> _Work instructions_
Give every line of the data again, unchanged, but with no pictures.

> _Dataset content_

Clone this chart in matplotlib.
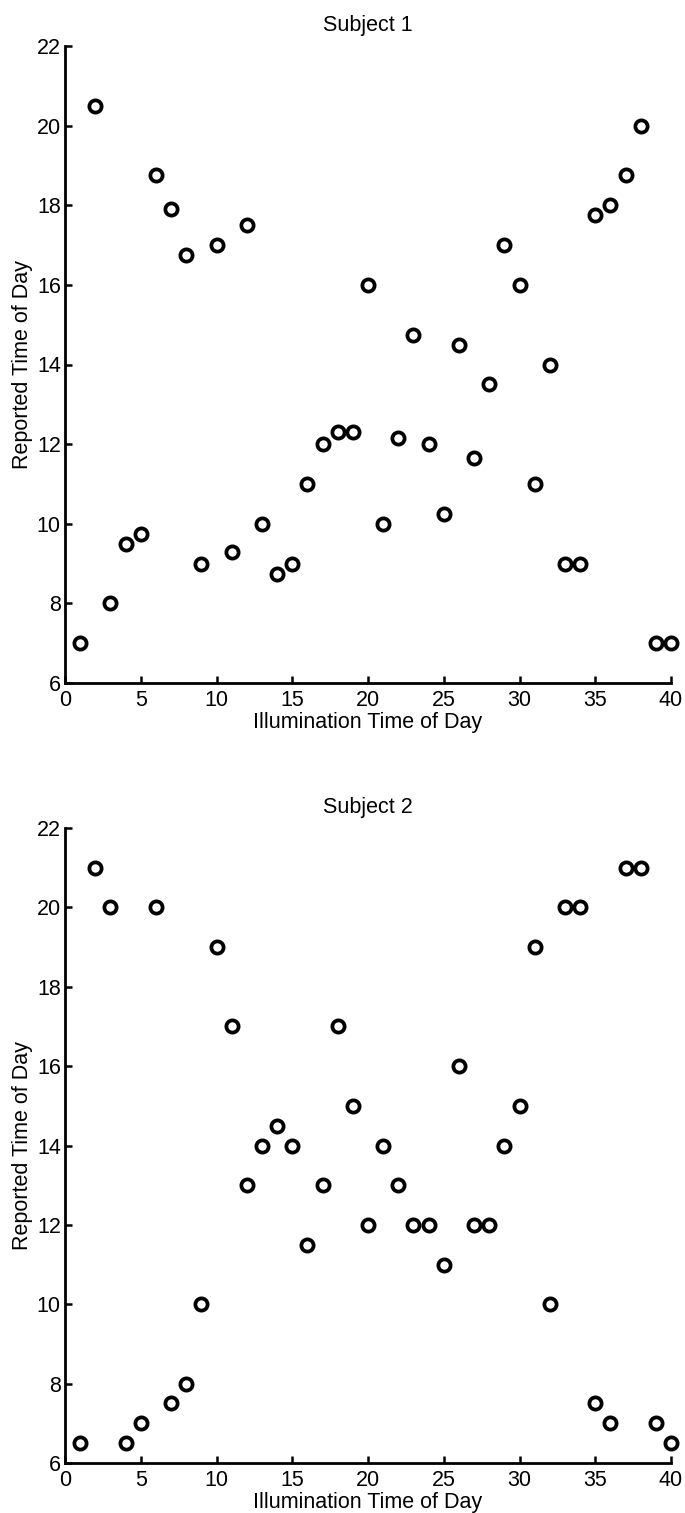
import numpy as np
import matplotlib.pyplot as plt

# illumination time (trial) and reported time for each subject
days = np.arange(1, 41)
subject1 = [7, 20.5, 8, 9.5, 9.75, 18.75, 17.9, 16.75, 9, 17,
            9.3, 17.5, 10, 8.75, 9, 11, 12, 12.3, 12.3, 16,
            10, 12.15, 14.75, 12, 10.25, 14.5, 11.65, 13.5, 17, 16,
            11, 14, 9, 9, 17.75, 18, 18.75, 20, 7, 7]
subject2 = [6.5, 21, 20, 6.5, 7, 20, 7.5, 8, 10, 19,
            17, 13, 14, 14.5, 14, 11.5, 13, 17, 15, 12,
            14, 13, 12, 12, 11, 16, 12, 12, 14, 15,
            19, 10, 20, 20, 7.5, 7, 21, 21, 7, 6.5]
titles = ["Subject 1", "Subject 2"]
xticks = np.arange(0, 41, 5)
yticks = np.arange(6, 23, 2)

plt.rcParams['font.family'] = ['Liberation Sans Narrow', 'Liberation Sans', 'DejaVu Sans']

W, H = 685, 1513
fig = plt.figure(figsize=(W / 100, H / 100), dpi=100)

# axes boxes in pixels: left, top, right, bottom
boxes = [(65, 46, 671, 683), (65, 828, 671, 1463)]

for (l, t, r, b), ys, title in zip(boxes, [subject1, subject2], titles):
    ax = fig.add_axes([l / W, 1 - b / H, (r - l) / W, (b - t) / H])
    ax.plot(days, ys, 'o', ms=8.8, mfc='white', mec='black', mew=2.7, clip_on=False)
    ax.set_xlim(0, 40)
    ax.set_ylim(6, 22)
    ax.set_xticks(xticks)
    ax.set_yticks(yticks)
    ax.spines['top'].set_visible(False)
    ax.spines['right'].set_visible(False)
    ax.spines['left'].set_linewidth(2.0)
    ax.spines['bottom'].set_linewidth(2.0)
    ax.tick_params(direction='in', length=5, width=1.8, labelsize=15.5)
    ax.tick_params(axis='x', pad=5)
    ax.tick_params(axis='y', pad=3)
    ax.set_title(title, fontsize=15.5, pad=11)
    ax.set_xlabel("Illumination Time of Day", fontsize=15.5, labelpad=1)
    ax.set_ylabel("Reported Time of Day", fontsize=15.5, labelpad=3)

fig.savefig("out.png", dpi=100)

> _Answer to the task_
Clone this chart in matplotlib.
import numpy as np
import matplotlib.pyplot as plt

# illumination time (trial) and reported time for each subject
days = np.arange(1, 41)
subject1 = [7, 20.5, 8, 9.5, 9.75, 18.75, 17.9, 16.75, 9, 17,
            9.3, 17.5, 10, 8.75, 9, 11, 12, 12.3, 12.3, 16,
            10, 12.15, 14.75, 12, 10.25, 14.5, 11.65, 13.5, 17, 16,
            11, 14, 9, 9, 17.75, 18, 18.75, 20, 7, 7]
subject2 = [6.5, 21, 20, 6.5, 7, 20, 7.5, 8, 10, 19,
            17, 13, 14, 14.5, 14, 11.5, 13, 17, 15, 12,
            14, 13, 12, 12, 11, 16, 12, 12, 14, 15,
            19, 10, 20, 20, 7.5, 7, 21, 21, 7, 6.5]
titles = ["Subject 1", "Subject 2"]
xticks = np.arange(0, 41, 5)
yticks = np.arange(6, 23, 2)

plt.rcParams['font.family'] = ['Liberation Sans Narrow', 'Liberation Sans', 'DejaVu Sans']

W, H = 685, 1513
fig = plt.figure(figsize=(W / 100, H / 100), dpi=100)

# axes boxes in pixels: left, top, right, bottom
boxes = [(65, 46, 671, 683), (65, 828, 671, 1463)]

for (l, t, r, b), ys, title in zip(boxes, [subject1, subject2], titles):
    ax = fig.add_axes([l / W, 1 - b / H, (r - l) / W, (b - t) / H])
    ax.plot(days, ys, 'o', ms=8.8, mfc='white', mec='black', mew=2.7, clip_on=False)
    ax.set_xlim(0, 40)
    ax.set_ylim(6, 22)
    ax.set_xticks(xticks)
    ax.set_yticks(yticks)
    ax.spines['top'].set_visible(False)
    ax.spines['right'].set_visible(False)
    ax.spines['left'].set_linewidth(2.0)
    ax.spines['bottom'].set_linewidth(2.0)
    ax.tick_params(direction='in', length=5, width=1.8, labelsize=15.5)
    ax.tick_params(axis='x', pad=5)
    ax.tick_params(axis='y', pad=3)
    ax.set_title(title, fontsize=15.5, pad=11)
    ax.set_xlabel("Illumination Time of Day", fontsize=15.5, labelpad=1)
    ax.set_ylabel("Reported Time of Day", fontsize=15.5, labelpad=3)

fig.savefig("out.png", dpi=100)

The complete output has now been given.